Matthews was part of an organization called the Gay People for the Nicaraguan Revolution. He felt organizations coming together could create greater results than independently.

“I remember back in the eighties, the gay pride parade in June had what was called a Liberation Contingent and it being highly political. I marched with a group of women from El Salvador who weren’t gay women. They were marching with their husbands even, but they had a big banner and Tede was the one who started that,” said Graciela Trevisan, an Uruguayan writer and current collective member who was also part of the so called “Solidarity Movement” of the ‘80s.

It was in the early ‘90s that Trevisan received a phone call from Matthews that lead to the inception of the Spanish-speaking collection of the bookstore.

“He called saying he was going to start the Spanish-speaking section. I thought it was a very pioneering idea for an independent bookstore that doesn’t identify completely as a Latino bookstore,” said Trevisan.

It was soon after that the collective realized they could remain true to their principles by seeking out and featuring innovative and cutting-edge work for their community.

Oddly enough, Mahaney says the store actually does better during conservative times when the community reaches out for help.

When the Gulf War erupted in 1990, Modern Times received phone calls from people who wanted to educate themselves about the Middle East, the economics of oil and the politics of military technology —books whose sales records up to that point would never have justified holding on to them.

After demonstrations protesting the World Trade Organization summit held in Seattle, Washington in 2000 inspired a new generation of activists, Modern Times responded immediately with a Globalization series.

In 2009, the bookstore established a non-profit to run their cultural activities as a survival tactic against an assault from big business chain stores that had recently lead to the death of independent bookstores like Cody’s books in Berkeley and Stacey’s in San Francisco.

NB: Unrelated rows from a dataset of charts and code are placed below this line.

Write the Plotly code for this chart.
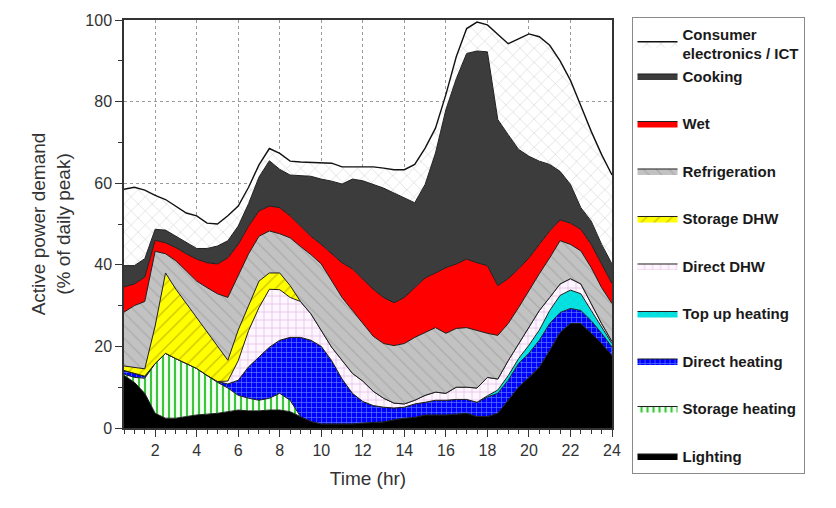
import plotly.graph_objects as go

hours = [0.5, 1, 1.5, 2, 2.5, 3, 3.5, 4, 4.5, 5, 5.5, 6, 6.5, 7, 7.5, 8, 8.5, 9, 9.5, 10,
         10.5, 11, 11.5, 12, 12.5, 13, 13.5, 14, 14.5, 15, 15.5, 16, 16.5, 17, 17.5, 18,
         18.5, 19, 19.5, 20, 20.5, 21, 21.5, 22, 22.5, 23, 23.5, 24]

# Upper boundary (cumulative level, % of daily peak) of each stacked band
top_lighting = [12.9, 11.2, 8.5, 3.6, 2.4, 2.4, 2.8, 3.2, 3.4, 3.6, 4.0, 4.4, 4.2, 4.2, 4.4, 4.4,
                4.0, 2.8, 1.6, 1.0, 1.0, 1.0, 1.0, 1.2, 1.3, 1.5, 2.0, 2.4, 2.6, 3.2, 3.2, 3.2,
                3.4, 3.6, 2.8, 2.8, 3.6, 6.8, 10.0, 12.4, 14.9, 19.0, 23.4, 25.6, 25.6, 23.2, 20.7, 17.8]
top_storage_heating = [13.2, 12.4, 12.2, 15.8, 18.3, 17.0, 15.8, 14.6, 12.9, 11.2, 9.8, 8.0, 7.3, 6.8, 7.3, 8.5,
                       6.8, 2.8, 1.6, 1.0, 1.0, 1.0, 1.0, 1.2, 1.3, 1.5, 2.0, 2.4, 2.6, 3.2, 3.2, 3.2,
                       3.4, 3.6, 2.8, 2.8, 3.6, 6.8, 10.0, 12.4, 14.9, 19.0, 23.4, 25.6, 25.6, 23.2, 20.7, 17.8]
top_direct_heating = [14.1, 13.4, 12.7, 15.8, 18.3, 17.0, 15.8, 14.6, 12.9, 11.4, 10.8, 11.7, 15.0, 17.3, 19.8, 21.5,
                      22.2, 22.2, 21.5, 20.0, 16.5, 12.0, 8.5, 6.5, 5.5, 5.1, 4.9, 5.1, 5.9, 6.3, 6.8, 6.8,
                      7.0, 7.0, 6.3, 7.6, 8.5, 11.7, 15.8, 18.3, 21.5, 25.6, 28.3, 29.3, 28.8, 26.3, 23.2, 19.8]
top_topup_heating = [14.1, 13.4, 12.7, 15.8, 18.3, 17.0, 15.8, 14.6, 12.9, 11.4, 10.8, 11.7, 15.0, 17.3, 19.8, 21.5,
                     22.2, 22.2, 21.5, 20.0, 16.5, 12.0, 8.5, 6.5, 5.5, 5.1, 4.9, 5.1, 5.9, 6.3, 6.8, 6.8,
                     7.0, 7.0, 6.3, 7.9, 9.3, 12.8, 17.0, 20.3, 24.0, 28.8, 32.5, 33.8, 32.9, 28.8, 24.6, 20.7]
top_direct_dhw = [14.1, 13.4, 12.7, 15.8, 18.3, 17.0, 15.8, 14.6, 12.9, 11.4, 11.5, 16.5, 23.9, 29.5, 34.0, 33.9,
                  32.0, 31.0, 28.0, 23.9, 19.8, 16.6, 13.4, 11.5, 9.0, 7.3, 6.1, 5.9, 6.8, 8.0, 8.8, 8.5,
                  10.0, 10.0, 9.8, 12.4, 12.0, 16.5, 20.7, 24.6, 28.8, 32.0, 35.3, 36.6, 35.3, 30.5, 25.6, 21.2]
top_storage_dhw = [15.2, 14.8, 14.5, 25.0, 38.0, 34.0, 30.5, 27.0, 23.4, 20.0, 16.6, 24.0, 30.0, 36.0, 38.0, 38.0,
                   34.9, 31.0, 28.0, 23.9, 19.8, 16.6, 13.4, 11.5, 9.0, 7.3, 6.1, 5.9, 6.8, 8.0, 8.8, 8.5,
                   10.0, 10.0, 9.8, 12.4, 12.0, 16.5, 20.7, 24.6, 28.8, 32.0, 35.3, 36.6, 35.3, 30.5, 25.6, 21.2]
top_refrigeration = [28.4, 30.0, 31.0, 43.3, 42.7, 41.0, 38.5, 36.0, 34.4, 32.9, 32.0, 37.3, 42.7, 47.0, 48.3, 47.6,
                     46.6, 44.5, 42.5, 40.2, 36.0, 32.0, 28.8, 25.5, 22.5, 20.7, 20.2, 20.7, 22.2, 23.4, 24.6, 23.2,
                     24.4, 24.6, 23.9, 23.2, 22.7, 25.6, 29.5, 33.7, 37.8, 41.7, 45.9, 45.0, 43.4, 39.3, 34.4, 30.5]
top_wet = [34.6, 35.3, 37.0, 46.0, 45.4, 44.2, 42.7, 41.4, 40.5, 40.2, 41.7, 45.0, 49.5, 53.2, 54.4, 54.0,
           52.0, 49.5, 47.0, 45.0, 42.7, 40.5, 39.0, 36.5, 34.0, 32.0, 30.7, 32.0, 34.4, 36.8, 38.0, 39.3,
           40.2, 41.4, 40.5, 39.8, 34.9, 36.6, 39.0, 41.7, 45.0, 48.3, 51.0, 50.2, 48.7, 45.0, 40.2, 35.4]
top_cooking = [39.8, 39.8, 41.5, 48.7, 48.5, 47.0, 45.4, 44.0, 44.0, 44.6, 45.9, 49.5, 55.0, 61.5, 65.5, 63.4,
               62.0, 61.9, 61.7, 61.0, 60.5, 59.8, 61.0, 60.6, 59.7, 58.8, 57.6, 56.4, 55.2, 59.7, 67.4, 78.0,
               85.6, 91.8, 92.4, 92.2, 75.6, 71.9, 68.3, 66.6, 65.4, 64.6, 62.9, 59.7, 54.0, 50.7, 45.0, 40.2]
top_consumer_ict = [58.5, 59.0, 58.3, 57.0, 56.0, 54.4, 52.7, 52.0, 50.2, 50.0, 52.0, 54.4, 59.0, 64.5, 68.5, 67.3,
                    65.4, 65.2, 65.1, 65.0, 64.9, 64.0, 64.0, 64.0, 64.0, 63.7, 63.3, 63.3, 64.6, 68.6, 73.5, 81.7,
                    91.0, 97.9, 99.5, 98.8, 96.6, 94.2, 95.4, 96.6, 95.9, 93.8, 90.0, 85.2, 79.0, 72.7, 67.0, 62.0]

names = ["Lighting", "Storage heating", "Direct heating", "Top up heating", "Direct DHW",
         "Storage DHW", "Refrigeration", "Wet", "Cooking", "Consumer<br>electronics / ICT"]
levels = [top_lighting, top_storage_heating, top_direct_heating, top_topup_heating, top_direct_dhw,
          top_storage_dhw, top_refrigeration, top_wet, top_cooking, top_consumer_ict]
groups = ["g0", "g1", "g2", "g3", "g4", "g5", "g6", "g7", "g8", "g8"]

styles = [
    dict(fillcolor="#000000", pattern=None),
    dict(fillcolor="#f0fff0", pattern=dict(shape="|", bgcolor="#f2fff2", fgcolor="#3cc43c", size=6, solidity=0.35)),
    dict(fillcolor="#0000ff", pattern=dict(shape="+", bgcolor="#0000ff", fgcolor="#5a7dff", size=5, solidity=0.25)),
    dict(fillcolor="#00e0e0", pattern=dict(shape="x", bgcolor="#00e4e4", fgcolor="#28c4c4", size=6, solidity=0.2)),
    dict(fillcolor="#fdf4fd", pattern=dict(shape="+", bgcolor="#fef6fe", fgcolor="#e2b0e2", size=8, solidity=0.15)),
    dict(fillcolor="#ffff00", pattern=dict(shape="/", bgcolor="#ffff00", fgcolor="#cfc300", size=9, solidity=0.15)),
    dict(fillcolor="#bdbdbd", pattern=dict(shape="\\", bgcolor="#c2c2c2", fgcolor="#acacac", size=9, solidity=0.15)),
    dict(fillcolor="#ff0000", pattern=None),
    dict(fillcolor="#3c3c3c", pattern=None),
    dict(fillcolor="#ffffff", pattern=dict(shape="x", bgcolor="#ffffff", fgcolor="#cccccc", size=10, solidity=0.1)),
]

fig = go.Figure()
n = len(names)
for i, (nm, lv, st, gr) in enumerate(zip(names, levels, styles, groups)):
    kw = dict(
        x=hours, y=lv, name=nm, mode="lines",
        fill="tozeroy" if i == 0 else "tonexty",
        fillcolor=st["fillcolor"],
        line=dict(color="#1e1e1e" if i != 9 else "#111111", width=1 if i != 9 else 1.4, shape="linear"),
        legendgroup=gr,
        legendrank=n - i,
        hoverinfo="skip",
    )
    if st["pattern"] is not None:
        kw["fillpattern"] = dict(fillmode="replace", **st["pattern"])
    fig.add_trace(go.Scatter(**kw))

axis_font = dict(family="Liberation Sans, Arial, sans-serif", size=16, color="#333333")
fig.update_layout(
    width=836, height=508,
    margin=dict(l=124, r=224, t=18, b=80),
    paper_bgcolor="white", plot_bgcolor="white",
    font=dict(family="Liberation Sans, Arial, sans-serif", color="#333333"),
    showlegend=True,
    legend=dict(
        x=1.04, y=1.008, xanchor="left", yanchor="top",
        traceorder="grouped", tracegroupgap=25, maxheight=500,
        bordercolor="#8a8a8a", borderwidth=1, bgcolor="white",
        font=dict(family="Liberation Sans, Arial, sans-serif", size=15, color="#1a1a1a", weight="bold"),
        itemwidth=40,
    ),
)
fig.update_xaxes(
    range=[0.5, 24], tick0=0, dtick=2, ticks="outside", ticklen=7, tickwidth=1.2, tickcolor="#333",
    showline=True, linecolor="#333", linewidth=1.5, mirror=True,
    showgrid=True, gridcolor="#9a9a9a", griddash="dot", gridwidth=1,
    tickfont=axis_font, zeroline=False,
    minor=dict(dtick=0.5, tick0=0, ticks="outside", ticklen=4, tickcolor="#333", showgrid=False),
    title=dict(text="Time (hr)", font=dict(family="Liberation Sans, Arial, sans-serif", size=19, color="#333"), standoff=14),
)
fig.update_yaxes(
    range=[0, 100], tick0=0, dtick=20, ticks="outside", ticklen=7, tickwidth=1.2, tickcolor="#333",
    showline=True, linecolor="#333", linewidth=1.5, mirror=True,
    showgrid=True, gridcolor="#9a9a9a", griddash="dot", gridwidth=1,
    tickfont=axis_font, zeroline=False,
    minor=dict(dtick=10, tick0=0, ticks="outside", ticklen=4, tickcolor="#333", showgrid=False),
    title=dict(text="Active power demand<br>(% of daily peak)", font=dict(family="Liberation Sans, Arial, sans-serif", size=19, color="#333"), standoff=10),
)

fig.write_html("out.html")
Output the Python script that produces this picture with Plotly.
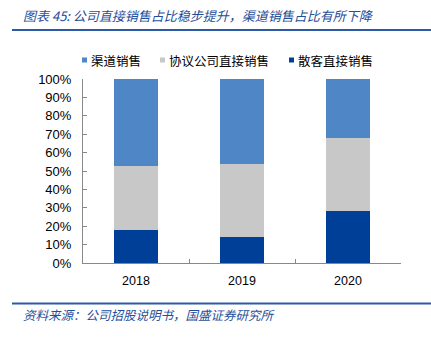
import plotly.graph_objects as go

# Sales channel mix (% of revenue)
years = ["2018", "2019", "2020"]
retail_direct = [17.9, 14.3, 28.4]      # 散客直接销售
agreement_direct = [34.8, 39.7, 39.4]   # 协议公司直接销售
channel_sales = [47.3, 46.0, 32.2]      # 渠道销售

series_names = ["散客直接销售", "协议公司直接销售", "渠道销售"]
series_values = [retail_direct, agreement_direct, channel_sales]
series_colors = ["#003F97", "#C8C8C8", "#4F86C6"]

title_text = "图表 45: 公司直接销售占比稳步提升，渠道销售占比有所下降"
source_text = "资料来源：公司招股说明书，国盛证券研究所"

W, H = 431, 337
L, R, T, B = 83, 30, 79, 74
PW, PH = W - L - R, H - T - B


def px_x(x):
    return (x - L) / PW


def px_y(y):
    return (H - B - y) / PH


fig = go.Figure()
for name, vals, col in zip(series_names, series_values, series_colors):
    fig.add_trace(go.Bar(
        x=years, y=vals, name=name,
        marker=dict(color=col, line=dict(width=0)),
        width=0.41, showlegend=False,
    ))

blue_text = "#1F4E9A"
rule_color = "#2D5AA6"
cjk = "Noto Sans CJK SC"

shapes = [
    dict(type="line", xref="paper", yref="paper",
         x0=px_x(12), x1=px_x(431), y0=px_y(30), y1=px_y(30),
         line=dict(color=rule_color, width=2)),
    dict(type="line", xref="paper", yref="paper",
         x0=px_x(12), x1=px_x(431), y0=px_y(303.5), y1=px_y(303.5),
         line=dict(color=rule_color, width=2)),
]
annotations = [
    dict(text=title_text, xref="paper", yref="paper", x=px_x(21), y=px_y(15),
         xanchor="left", yanchor="middle", showarrow=False,
         font=dict(family=cjk, size=13, color=blue_text, style="italic")),
    dict(text=source_text, xref="paper", yref="paper", x=px_x(21), y=px_y(314),
         xanchor="left", yanchor="middle", showarrow=False,
         font=dict(family=cjk, size=12.5, color=blue_text, style="italic")),
]

# Legend row: listed top series first
legend_marker_x = [82, 160, 289]
legend_order = list(zip(series_names, series_colors))[::-1]
for (name, col), mx in zip(legend_order, legend_marker_x):
    shapes.append(dict(type="rect", xref="paper", yref="paper",
                       x0=px_x(mx), x1=px_x(mx + 5), y0=px_y(62.5), y1=px_y(57.5),
                       fillcolor=col, line=dict(width=0)))
    annotations.append(dict(text=name, xref="paper", yref="paper",
                            x=px_x(mx + 7), y=px_y(60), xanchor="left",
                            yanchor="middle", showarrow=False,
                            font=dict(family=cjk, size=12.5, color="#000000")))

fig.update_layout(
    barmode="stack",
    width=W, height=H,
    margin=dict(l=L, r=R, t=T, b=B, pad=0),
    paper_bgcolor="white", plot_bgcolor="white",
    font=dict(family="Liberation Sans", size=13, color="#000000"),
    shapes=shapes, annotations=annotations,
    showlegend=False,
    bargap=0.59,
)
fig.update_xaxes(
    type="category", showline=True, linecolor="#888888", linewidth=1,
    ticks="inside", ticklen=4, tickcolor="#888888", tickson="boundaries",
    showgrid=False, tickfont=dict(family="Liberation Sans", size=12.5),
    ticklabelstandoff=6,
)
fig.update_yaxes(
    range=[0, 100], dtick=10, ticksuffix="%", showline=True,
    linecolor="#888888", linewidth=1, ticks="inside", ticklen=4,
    tickcolor="#888888", showgrid=False, zeroline=False,
    tickfont=dict(family="Liberation Sans", size=13),
    ticklabelstandoff=8,
)

fig.write_html("out.html")
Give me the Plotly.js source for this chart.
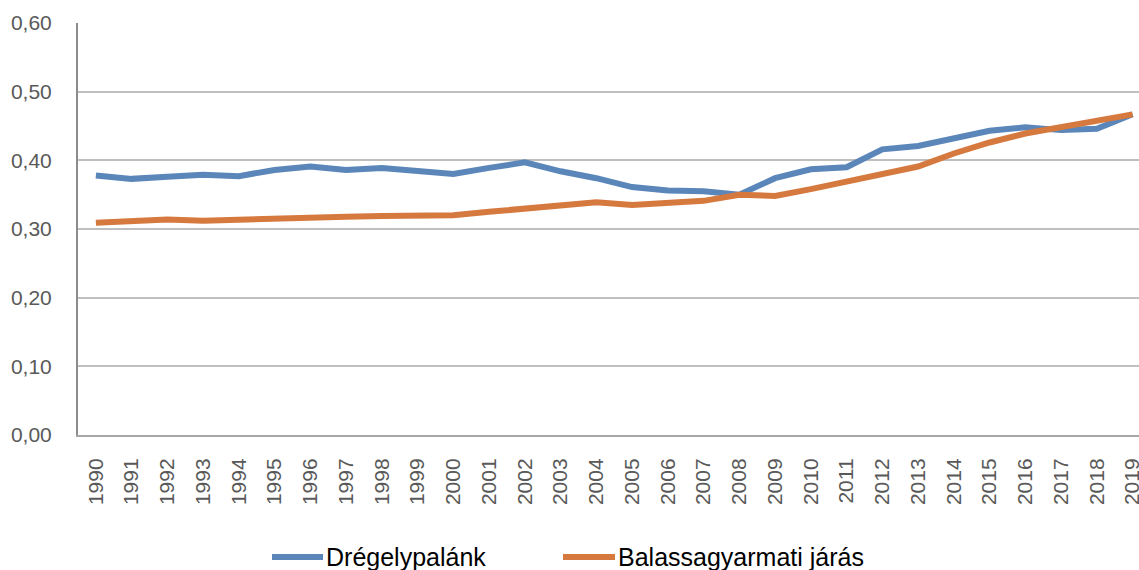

Today, Modern Times continues to maintain the curve on social and cultural movements with monthly poetry readings, literary and community events like the Fall Zine Expo and Book Arts Fair.

The cultural legacy of Matthews, who died of complications from HIV, is honored with the Tede Matthews Initiative, made up of a new generation of collective members committed to providing the community with a literate and lively exchange of ideas and ideals.

The initiative partners with Mission community cultural organizations, schools, artists and educators to launch workshops and cultural events to support Bay Area activists and literary communities.

Modern Times continues to stay competitive despite the current threat of online booksellers, by evolving with the present, always looking forward and never looking back.